As a sophomore, I ask myself every day why I'm still involved with rowing. Getting up at five in the morning, I drag myself out of bed, put on the warmest pair of sweatpants I own and walk grudgingly to the bathroom to brush my teeth and wash my face. Seeing my face in the mirror, I kind of stare at myself bewildered. "Why are you still doing this to yourself? It's been five years, you can let it go, dude." Surprisingly enough, I can't. After becoming a coxswain on my high school team, I wasn't able to let it go.
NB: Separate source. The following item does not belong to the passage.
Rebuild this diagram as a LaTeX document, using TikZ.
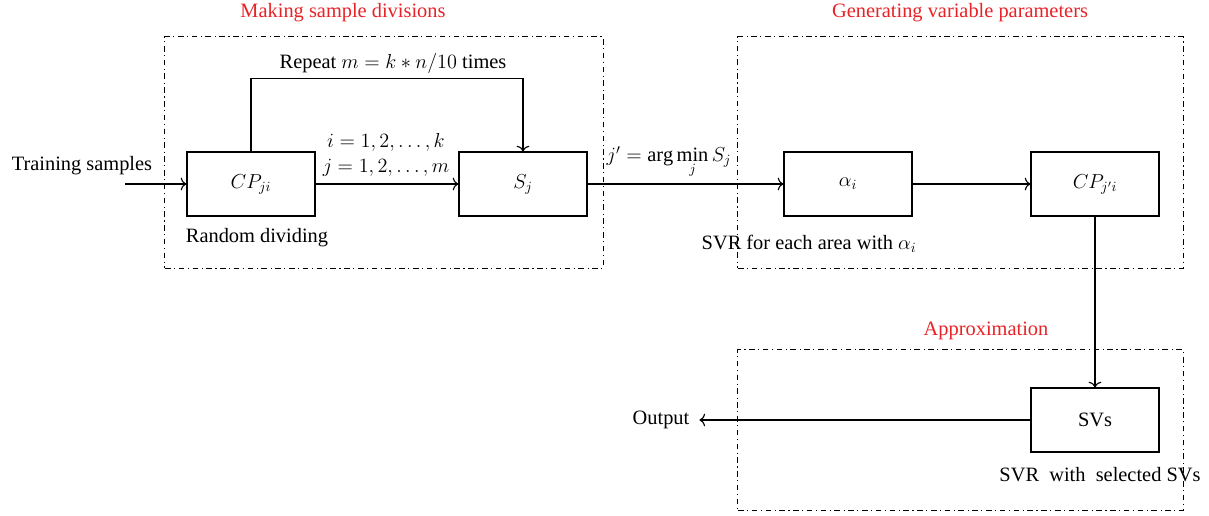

In order to explain it to myself, here are the reasons why I've decided to continue coxing in college.
1. It's Habit
Sure, in high school I didn't have to get out of bed at five in the morning, but I did get into the habit of going to practice, getting out a cox-box, putting on layers and layers of clothes, having a fanny pack full of band-aids, etc. That kind of habitual movement doesn't go away after four years, it is continuous. Even if I wanted to stop, there's no way I could stop packing my fanny pack of essentials.
Because of the morning practices, I get to go to breakfast with my crew. There is honestly nothing greater than walking into the dining hall with some of my closest friends to steal all the food they have to offer. It's a group effort I don't want to miss out on.
The obvious one. I think that this one is a constant reminder of all the fun that rowing and coxing has. Traveling as a team to different venues, seeing other teams, getting all the regatta gear - it's pretty great. Nothing is more exciting than getting ready to race, and finally going down to the start lane, full of anxiety for the referee to finally yell "go!" or "full power, you're on the course!" It's a pretty adrenaline-filling moment, but it shows that every moment on the water during practice, everything we ate, every moment lifting, every moment before now, has helped us get to where we are, and now is the time to crush some other crews.
4. Academic Help
I can honestly say that my grades have improved since I've spent more time with my crew. Even though we're all academically different, we still study together and help each other when we can. It's a really awesome bond to have. I remember one time my fall semester freshman year, two of my friends just finished a chemistry exam and were really upset, and nothing was more helpful to them then having someone there to take them to get food and to talk to them about something other than chem. If you bond over sports and struggle through finals, nothing will break you.
I mean, saying you woke up at seven this morning is cool, but we woke up at five, and we've done more than you've done. Tell me again about how awesome it is waking up "early." Not only do I get to be active for longer in the day, I start my day off getting practice out of the way, so I just have classes. It gives me more time to study or do other activities like clubs, eating, organizing, doing laundry - the list goes on and on.
6. Active on Campus
Automatically, you're acclimated to being involved on campus. You don't need to do other things, but of course, a lot of the girls and guys are involved in Greek life, health organizations, dance troupes, etc. Seeing the team be active in other places is really awesome, especially when they're kicking butt on and off the water.
I've learned to be more communicative with my crew and my professors by staying involved in the sport. Not only am I being motivative to my boat, but I'm more confident in voicing my opinion to my professors and talking things through, like I would a race plan. It's helped me with interviews, getting points back and, overall, just making me a more open person.
8. My Team
I honestly would not trade what I have with my team for anything. Each one of them is so significant in their own way and so unique. Leaving them is like leaving a family, and they're the reason that I can wake up every morning, excited to go out on the water in the dark because we're all working towards one goal. That's how it was for me in high school too. Being a part of the crew team is the most selfless version of teamwork; you're only as strong as your weakest rower, and working together to get stronger is why I love this sport, why I can't leave it for the world.
9. It's My Life
I've tried to find reasons to get out of crew, I really have. I've come up with excuses, like being too busy or having midterms every week, yet I'm still waking up at five in the morning when my alarm goes off, and I'm still walking to the boathouse to start practice. There isn't a part of me that understands what it's like to not have crew in my life anymore. After five years, you learn that it's a part of you. You don't just participate in the sport, you live and breathe it - just like you would with any sport or organization you're heavily involved in. It's a lifestyle at this point - not having it would be like not having a limb all of a sudden. I wouldn't know what to do.
Of course, going into college to play a sport isn't for everyone. Not everyone has to stay active and not everyone has to do what they did in high school. For me, it was about finding my home immediately when I got to campus, and keeping that family that I grew close to almost automatically. My crew is my backbone, my light in a bad day of classes and much, much more. So, if you're ever worried about continuing a sport, these are just a few reminders of what you have going for you. Hopefully it reminds you of all the good it brings, instead of the bad.